Mother Wounds

A mother by the very nature of the word itself has brought forth life.  She has bathed and fed a helpless newborn and watched the amazing development of her child into a toddler on to a young child and then to preteen, teenager, young adult and beyond.  Each stage of development has its own struggles and concerns for a mother; somewhere along this journey into adulthood mothers have had a lot of potential to emotionally wound their children.  They have spoken harsh words when a gentle answer was needed or been remiss in caring either physically or emotionally, sometimes exhausted by the tasks of mothering and their own unmet needs.

A friend described a new low point in mothering.  Her children had been sick for weeks.  She needed food from the grocery store and buckled children in – only to hear, “I feel sick,” from the back seat.  She pulled over, the child threw up.  No wipes in the car, but a puddle of water nearby in the parking lot.  She said when she told him to clean his hands in the puddle she realized that this was a new low for her. She felt overwhelmed in her mothering responsibilities.
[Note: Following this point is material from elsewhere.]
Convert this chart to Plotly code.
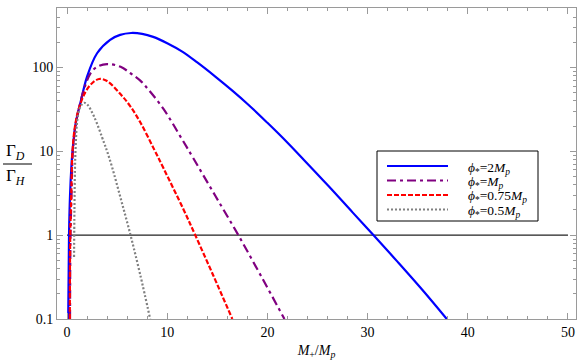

There are no perfect mothers.  We hover, smother, ignore, and try to control children and circumstances; as well as trying to function at levels of sleep deprivation that are akin to torture.  Our hormones rage after giving birth and continue to impact our interactions throughout each child’s life.  A mother myself, I recognize my own failures and take full responsibility for all the mistakes and damage I have done in child rearing.

Theorists in psychology have pointed to the mother/child relationship as a crucial place of bonding and trust for a child.  I believe mothers do the best they can in the circumstances of their lives.  There is always room for growth, but there is also a time of accepting the reality of our mothers despite their failures.  In any relationship insecurity breeds an environment of mistrust and wounds that have been covered and ignored will continue to be painful unless given care in the healing process.